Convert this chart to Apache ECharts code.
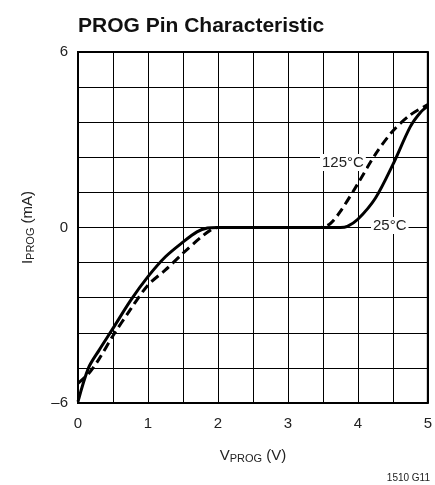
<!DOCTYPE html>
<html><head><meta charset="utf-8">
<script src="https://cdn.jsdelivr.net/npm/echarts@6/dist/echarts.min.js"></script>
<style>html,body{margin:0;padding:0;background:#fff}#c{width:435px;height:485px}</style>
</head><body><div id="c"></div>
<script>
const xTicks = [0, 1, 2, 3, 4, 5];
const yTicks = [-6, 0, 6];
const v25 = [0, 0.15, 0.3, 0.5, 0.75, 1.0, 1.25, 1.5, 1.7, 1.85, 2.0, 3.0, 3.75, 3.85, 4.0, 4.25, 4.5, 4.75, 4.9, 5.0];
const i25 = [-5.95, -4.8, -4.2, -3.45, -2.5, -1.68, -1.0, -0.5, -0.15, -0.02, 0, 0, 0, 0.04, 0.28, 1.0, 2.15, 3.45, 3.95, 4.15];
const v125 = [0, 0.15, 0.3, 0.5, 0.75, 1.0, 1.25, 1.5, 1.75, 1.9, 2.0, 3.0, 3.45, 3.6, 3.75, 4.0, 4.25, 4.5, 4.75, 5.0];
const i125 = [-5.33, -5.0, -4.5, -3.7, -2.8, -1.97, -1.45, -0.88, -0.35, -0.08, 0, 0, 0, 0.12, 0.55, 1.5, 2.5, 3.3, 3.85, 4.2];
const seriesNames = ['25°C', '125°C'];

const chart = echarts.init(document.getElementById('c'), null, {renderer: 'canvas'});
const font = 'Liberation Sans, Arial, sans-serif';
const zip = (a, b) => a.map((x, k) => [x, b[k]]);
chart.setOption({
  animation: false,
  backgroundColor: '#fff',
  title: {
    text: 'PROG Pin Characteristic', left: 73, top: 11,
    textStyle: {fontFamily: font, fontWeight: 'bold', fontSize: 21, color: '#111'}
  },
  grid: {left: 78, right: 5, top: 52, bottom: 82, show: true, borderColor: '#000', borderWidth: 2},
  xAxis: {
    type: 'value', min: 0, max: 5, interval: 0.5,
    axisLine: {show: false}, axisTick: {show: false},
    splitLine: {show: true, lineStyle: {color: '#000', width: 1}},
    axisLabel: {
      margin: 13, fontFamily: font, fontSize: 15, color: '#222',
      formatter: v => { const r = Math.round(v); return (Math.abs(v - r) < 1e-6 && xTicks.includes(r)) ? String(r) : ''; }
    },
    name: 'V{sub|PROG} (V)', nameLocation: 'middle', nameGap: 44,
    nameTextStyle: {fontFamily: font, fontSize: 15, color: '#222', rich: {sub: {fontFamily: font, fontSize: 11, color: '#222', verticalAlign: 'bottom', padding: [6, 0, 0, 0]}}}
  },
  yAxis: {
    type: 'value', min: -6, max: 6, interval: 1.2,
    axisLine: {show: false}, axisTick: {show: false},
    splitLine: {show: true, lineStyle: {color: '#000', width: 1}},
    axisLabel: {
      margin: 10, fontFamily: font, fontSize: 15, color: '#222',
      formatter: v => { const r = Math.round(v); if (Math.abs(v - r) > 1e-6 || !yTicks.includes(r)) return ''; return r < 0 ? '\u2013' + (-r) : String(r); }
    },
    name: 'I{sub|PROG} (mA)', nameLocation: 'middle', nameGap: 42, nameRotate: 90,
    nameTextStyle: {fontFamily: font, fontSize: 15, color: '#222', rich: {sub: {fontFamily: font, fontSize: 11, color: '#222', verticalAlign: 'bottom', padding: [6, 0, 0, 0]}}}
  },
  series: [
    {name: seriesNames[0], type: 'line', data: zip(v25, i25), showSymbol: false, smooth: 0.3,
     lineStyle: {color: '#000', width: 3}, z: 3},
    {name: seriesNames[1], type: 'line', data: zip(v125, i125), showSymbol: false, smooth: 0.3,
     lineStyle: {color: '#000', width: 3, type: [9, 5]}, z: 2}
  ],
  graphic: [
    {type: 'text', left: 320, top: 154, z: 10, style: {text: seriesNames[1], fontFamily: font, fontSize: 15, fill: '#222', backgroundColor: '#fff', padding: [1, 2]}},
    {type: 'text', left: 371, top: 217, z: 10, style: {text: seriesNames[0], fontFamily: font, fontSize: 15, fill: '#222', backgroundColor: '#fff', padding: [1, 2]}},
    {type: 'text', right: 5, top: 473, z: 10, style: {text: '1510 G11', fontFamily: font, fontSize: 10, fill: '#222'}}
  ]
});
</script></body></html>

++++++

**Problem to work on**:
Extract the lines exactly, please: the first line of the listing, the line with "const seriesNames = ['25°C', '125°C'];", and every line between them, but no pictures.

**Answer below**:
Convert this chart to Apache ECharts code.
<!DOCTYPE html>
<html><head><meta charset="utf-8">
<script src="https://cdn.jsdelivr.net/npm/echarts@6/dist/echarts.min.js"></script>
<style>html,body{margin:0;padding:0;background:#fff}#c{width:435px;height:485px}</style>
</head><body><div id="c"></div>
<script>
const xTicks = [0, 1, 2, 3, 4, 5];
const yTicks = [-6, 0, 6];
const v25 = [0, 0.15, 0.3, 0.5, 0.75, 1.0, 1.25, 1.5, 1.7, 1.85, 2.0, 3.0, 3.75, 3.85, 4.0, 4.25, 4.5, 4.75, 4.9, 5.0];
const i25 = [-5.95, -4.8, -4.2, -3.45, -2.5, -1.68, -1.0, -0.5, -0.15, -0.02, 0, 0, 0, 0.04, 0.28, 1.0, 2.15, 3.45, 3.95, 4.15];
const v125 = [0, 0.15, 0.3, 0.5, 0.75, 1.0, 1.25, 1.5, 1.75, 1.9, 2.0, 3.0, 3.45, 3.6, 3.75, 4.0, 4.25, 4.5, 4.75, 5.0];
const i125 = [-5.33, -5.0, -4.5, -3.7, -2.8, -1.97, -1.45, -0.88, -0.35, -0.08, 0, 0, 0, 0.12, 0.55, 1.5, 2.5, 3.3, 3.85, 4.2];
const seriesNames = ['25°C', '125°C'];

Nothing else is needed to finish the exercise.